[Date Prev][Date Next][Thread Prev][Thread Next][Date Index][Thread Index]

Re: 20001029: LDM 5.1.2 on solarisx86 not letting products out of queue



Mike,

> > message in its logs.  I'm beginning to wonder if shemp may be getting
> > a disk read error that would cause something like this.
> 
> System logfiles are not showing any sort of disk errors on shemp.

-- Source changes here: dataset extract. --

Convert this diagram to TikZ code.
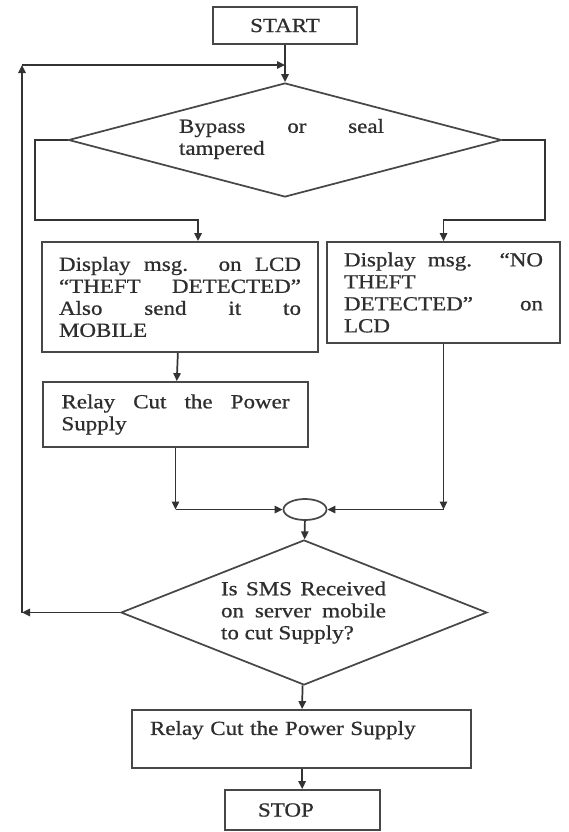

Good.  In looking at shemp's logs a little more carefully, I just
realized that I misinterpreted them yesterday.  I thought information
in the last line below was referring to the oldest product that was
locked, causing a conflict with a new product needing space:

 Oct 29 02:31:36 shemp.unidata.ucar.edu sysu1[8229]: pq_del_oldest: conflict on 
1332087440
 Oct 29 02:31:36 shemp.unidata.ucar.edu sysu1[8229]: comings: pqe_new: Resource 
temporarily unavailable
 Oct 29 02:31:36 shemp.unidata.ucar.edu sysu1[8229]:        : 
5029d05f67912ec4e11686606b988656    16998 20001029023136.266     WSI 1040  
NEX/SJT/VEL3/

But actually the information in the logs is for the *new* product.
The information identifying the oldest product never got printed in
the logs, because "make install_setuids" never got run on shemp, so
the version of rpc.ldmd that would print the extra info wasn't
running.

So I take back what I said about

> The new more informative "pq_del_oldest: conflict" messages showed
> that the products on which locks were being held were of every
> feedtype, so that shoots the theory that a McIDAS decoder was holding
> a lock on them.  Some of them also seem to be very recently ingested
> products, which points to an error in determining which is the oldest
> product.

I think the oldest product is being correctly identified, but
something still has a lock on it.

I will reinstall the LDM on shemp with the new more verbose info
logged whenever there is an attempt made to delete an oldest product
that is still locked, and see if we can make it happen again on
shemp, maybe by loading it down with other hosts feeding from it.

--Russ